§ **Source excerpt**

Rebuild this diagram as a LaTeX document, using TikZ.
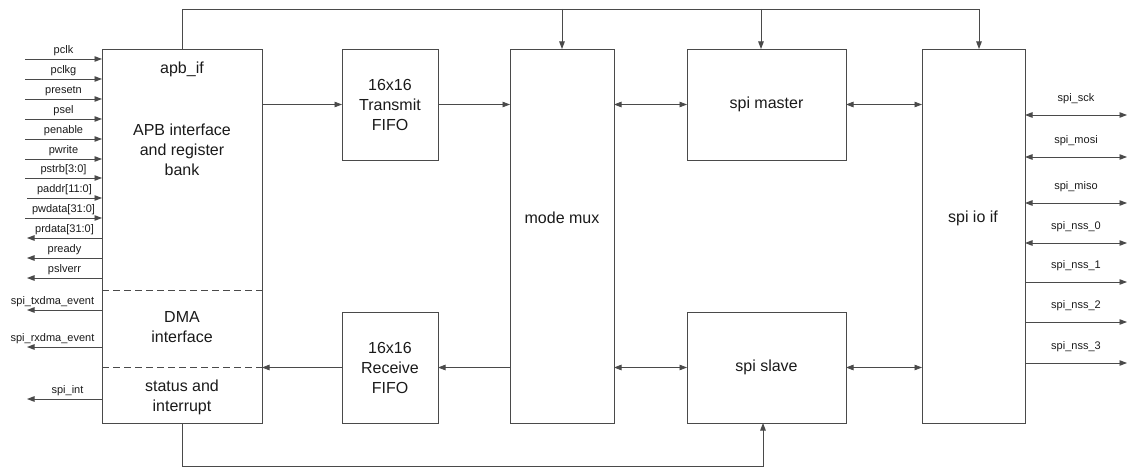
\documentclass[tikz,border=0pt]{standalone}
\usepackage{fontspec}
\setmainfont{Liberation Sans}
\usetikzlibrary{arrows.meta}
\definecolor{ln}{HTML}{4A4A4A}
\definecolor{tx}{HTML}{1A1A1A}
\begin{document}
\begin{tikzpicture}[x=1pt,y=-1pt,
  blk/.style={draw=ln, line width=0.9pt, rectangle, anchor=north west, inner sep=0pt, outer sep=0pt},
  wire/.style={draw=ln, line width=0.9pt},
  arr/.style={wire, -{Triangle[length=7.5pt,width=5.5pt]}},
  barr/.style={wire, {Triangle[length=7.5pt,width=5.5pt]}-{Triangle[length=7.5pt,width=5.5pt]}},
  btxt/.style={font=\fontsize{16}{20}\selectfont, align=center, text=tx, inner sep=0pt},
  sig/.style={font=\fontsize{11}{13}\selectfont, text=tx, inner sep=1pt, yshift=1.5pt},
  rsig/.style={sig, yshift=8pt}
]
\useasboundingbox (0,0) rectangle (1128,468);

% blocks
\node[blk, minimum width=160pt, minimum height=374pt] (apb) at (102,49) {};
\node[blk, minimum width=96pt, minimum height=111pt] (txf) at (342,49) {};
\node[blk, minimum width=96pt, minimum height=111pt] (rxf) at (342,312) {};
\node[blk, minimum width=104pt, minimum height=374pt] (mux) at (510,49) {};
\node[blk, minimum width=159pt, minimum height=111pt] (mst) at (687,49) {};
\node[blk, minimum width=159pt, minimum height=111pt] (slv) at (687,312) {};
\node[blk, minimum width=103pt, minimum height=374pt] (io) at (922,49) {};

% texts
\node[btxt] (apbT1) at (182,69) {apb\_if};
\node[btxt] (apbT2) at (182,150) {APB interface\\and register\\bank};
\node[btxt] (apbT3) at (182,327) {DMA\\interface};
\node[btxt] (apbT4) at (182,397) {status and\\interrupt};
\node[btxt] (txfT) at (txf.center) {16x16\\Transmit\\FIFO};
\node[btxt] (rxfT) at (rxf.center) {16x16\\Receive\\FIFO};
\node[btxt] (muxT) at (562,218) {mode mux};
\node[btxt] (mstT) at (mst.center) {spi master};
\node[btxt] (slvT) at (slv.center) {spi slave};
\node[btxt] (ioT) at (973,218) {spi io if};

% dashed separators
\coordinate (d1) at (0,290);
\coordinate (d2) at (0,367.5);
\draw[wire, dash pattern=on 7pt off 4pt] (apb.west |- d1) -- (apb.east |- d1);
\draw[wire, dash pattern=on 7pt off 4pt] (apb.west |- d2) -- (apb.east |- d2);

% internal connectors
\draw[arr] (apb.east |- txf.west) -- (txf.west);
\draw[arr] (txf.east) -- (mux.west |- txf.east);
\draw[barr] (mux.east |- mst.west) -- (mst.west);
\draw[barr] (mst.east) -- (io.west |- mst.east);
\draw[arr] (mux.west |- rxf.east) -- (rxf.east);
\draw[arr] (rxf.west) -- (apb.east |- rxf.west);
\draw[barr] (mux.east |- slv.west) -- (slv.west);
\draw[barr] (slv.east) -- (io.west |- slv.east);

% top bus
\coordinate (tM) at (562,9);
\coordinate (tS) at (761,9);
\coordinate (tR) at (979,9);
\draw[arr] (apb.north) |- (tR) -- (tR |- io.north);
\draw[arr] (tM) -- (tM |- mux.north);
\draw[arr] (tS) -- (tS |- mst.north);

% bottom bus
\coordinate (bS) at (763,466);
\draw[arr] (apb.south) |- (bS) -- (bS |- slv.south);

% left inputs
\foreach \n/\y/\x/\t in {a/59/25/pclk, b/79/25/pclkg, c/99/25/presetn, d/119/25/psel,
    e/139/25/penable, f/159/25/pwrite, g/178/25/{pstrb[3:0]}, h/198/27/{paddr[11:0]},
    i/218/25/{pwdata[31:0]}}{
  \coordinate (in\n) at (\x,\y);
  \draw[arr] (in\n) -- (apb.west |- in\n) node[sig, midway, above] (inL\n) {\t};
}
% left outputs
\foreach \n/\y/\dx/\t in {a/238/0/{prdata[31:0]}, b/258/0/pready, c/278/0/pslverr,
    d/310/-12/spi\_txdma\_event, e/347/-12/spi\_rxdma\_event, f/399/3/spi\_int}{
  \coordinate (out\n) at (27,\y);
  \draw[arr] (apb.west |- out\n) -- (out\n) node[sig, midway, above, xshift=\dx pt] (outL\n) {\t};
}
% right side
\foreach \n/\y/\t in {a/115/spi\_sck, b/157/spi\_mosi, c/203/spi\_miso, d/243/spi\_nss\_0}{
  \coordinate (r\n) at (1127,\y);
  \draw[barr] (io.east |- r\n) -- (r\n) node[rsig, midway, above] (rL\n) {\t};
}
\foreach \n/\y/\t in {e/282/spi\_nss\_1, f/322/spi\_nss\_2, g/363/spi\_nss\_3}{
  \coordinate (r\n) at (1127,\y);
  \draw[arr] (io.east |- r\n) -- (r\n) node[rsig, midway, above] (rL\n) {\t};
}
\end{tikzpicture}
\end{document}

§ **What you have to do**
Retype each line of the listing above word for word. Exclude the pictures.

§ **Worked solution**
Rebuild this diagram as a LaTeX document, using TikZ.
\documentclass[tikz,border=0pt]{standalone}
\usepackage{fontspec}
\setmainfont{Liberation Sans}
\usetikzlibrary{arrows.meta}
\definecolor{ln}{HTML}{4A4A4A}
\definecolor{tx}{HTML}{1A1A1A}
\begin{document}
\begin{tikzpicture}[x=1pt,y=-1pt,
  blk/.style={draw=ln, line width=0.9pt, rectangle, anchor=north west, inner sep=0pt, outer sep=0pt},
  wire/.style={draw=ln, line width=0.9pt},
  arr/.style={wire, -{Triangle[length=7.5pt,width=5.5pt]}},
  barr/.style={wire, {Triangle[length=7.5pt,width=5.5pt]}-{Triangle[length=7.5pt,width=5.5pt]}},
  btxt/.style={font=\fontsize{16}{20}\selectfont, align=center, text=tx, inner sep=0pt},
  sig/.style={font=\fontsize{11}{13}\selectfont, text=tx, inner sep=1pt, yshift=1.5pt},
  rsig/.style={sig, yshift=8pt}
]
\useasboundingbox (0,0) rectangle (1128,468);

% blocks
\node[blk, minimum width=160pt, minimum height=374pt] (apb) at (102,49) {};
\node[blk, minimum width=96pt, minimum height=111pt] (txf) at (342,49) {};
\node[blk, minimum width=96pt, minimum height=111pt] (rxf) at (342,312) {};
\node[blk, minimum width=104pt, minimum height=374pt] (mux) at (510,49) {};
\node[blk, minimum width=159pt, minimum height=111pt] (mst) at (687,49) {};
\node[blk, minimum width=159pt, minimum height=111pt] (slv) at (687,312) {};
\node[blk, minimum width=103pt, minimum height=374pt] (io) at (922,49) {};

% texts
\node[btxt] (apbT1) at (182,69) {apb\_if};
\node[btxt] (apbT2) at (182,150) {APB interface\\and register\\bank};
\node[btxt] (apbT3) at (182,327) {DMA\\interface};
\node[btxt] (apbT4) at (182,397) {status and\\interrupt};
\node[btxt] (txfT) at (txf.center) {16x16\\Transmit\\FIFO};
\node[btxt] (rxfT) at (rxf.center) {16x16\\Receive\\FIFO};
\node[btxt] (muxT) at (562,218) {mode mux};
\node[btxt] (mstT) at (mst.center) {spi master};
\node[btxt] (slvT) at (slv.center) {spi slave};
\node[btxt] (ioT) at (973,218) {spi io if};

% dashed separators
\coordinate (d1) at (0,290);
\coordinate (d2) at (0,367.5);
\draw[wire, dash pattern=on 7pt off 4pt] (apb.west |- d1) -- (apb.east |- d1);
\draw[wire, dash pattern=on 7pt off 4pt] (apb.west |- d2) -- (apb.east |- d2);

% internal connectors
\draw[arr] (apb.east |- txf.west) -- (txf.west);
\draw[arr] (txf.east) -- (mux.west |- txf.east);
\draw[barr] (mux.east |- mst.west) -- (mst.west);
\draw[barr] (mst.east) -- (io.west |- mst.east);
\draw[arr] (mux.west |- rxf.east) -- (rxf.east);
\draw[arr] (rxf.west) -- (apb.east |- rxf.west);
\draw[barr] (mux.east |- slv.west) -- (slv.west);
\draw[barr] (slv.east) -- (io.west |- slv.east);

% top bus
\coordinate (tM) at (562,9);
\coordinate (tS) at (761,9);
\coordinate (tR) at (979,9);
\draw[arr] (apb.north) |- (tR) -- (tR |- io.north);
\draw[arr] (tM) -- (tM |- mux.north);
\draw[arr] (tS) -- (tS |- mst.north);

% bottom bus
\coordinate (bS) at (763,466);
\draw[arr] (apb.south) |- (bS) -- (bS |- slv.south);

% left inputs
\foreach \n/\y/\x/\t in {a/59/25/pclk, b/79/25/pclkg, c/99/25/presetn, d/119/25/psel,
    e/139/25/penable, f/159/25/pwrite, g/178/25/{pstrb[3:0]}, h/198/27/{paddr[11:0]},
    i/218/25/{pwdata[31:0]}}{
  \coordinate (in\n) at (\x,\y);
  \draw[arr] (in\n) -- (apb.west |- in\n) node[sig, midway, above] (inL\n) {\t};
}
% left outputs
\foreach \n/\y/\dx/\t in {a/238/0/{prdata[31:0]}, b/258/0/pready, c/278/0/pslverr,
    d/310/-12/spi\_txdma\_event, e/347/-12/spi\_rxdma\_event, f/399/3/spi\_int}{
  \coordinate (out\n) at (27,\y);
  \draw[arr] (apb.west |- out\n) -- (out\n) node[sig, midway, above, xshift=\dx pt] (outL\n) {\t};
}
% right side
\foreach \n/\y/\t in {a/115/spi\_sck, b/157/spi\_mosi, c/203/spi\_miso, d/243/spi\_nss\_0}{
  \coordinate (r\n) at (1127,\y);
  \draw[barr] (io.east |- r\n) -- (r\n) node[rsig, midway, above] (rL\n) {\t};
}
\foreach \n/\y/\t in {e/282/spi\_nss\_1, f/322/spi\_nss\_2, g/363/spi\_nss\_3}{
  \coordinate (r\n) at (1127,\y);
  \draw[arr] (io.east |- r\n) -- (r\n) node[rsig, midway, above] (rL\n) {\t};
}
\end{tikzpicture}
\end{document}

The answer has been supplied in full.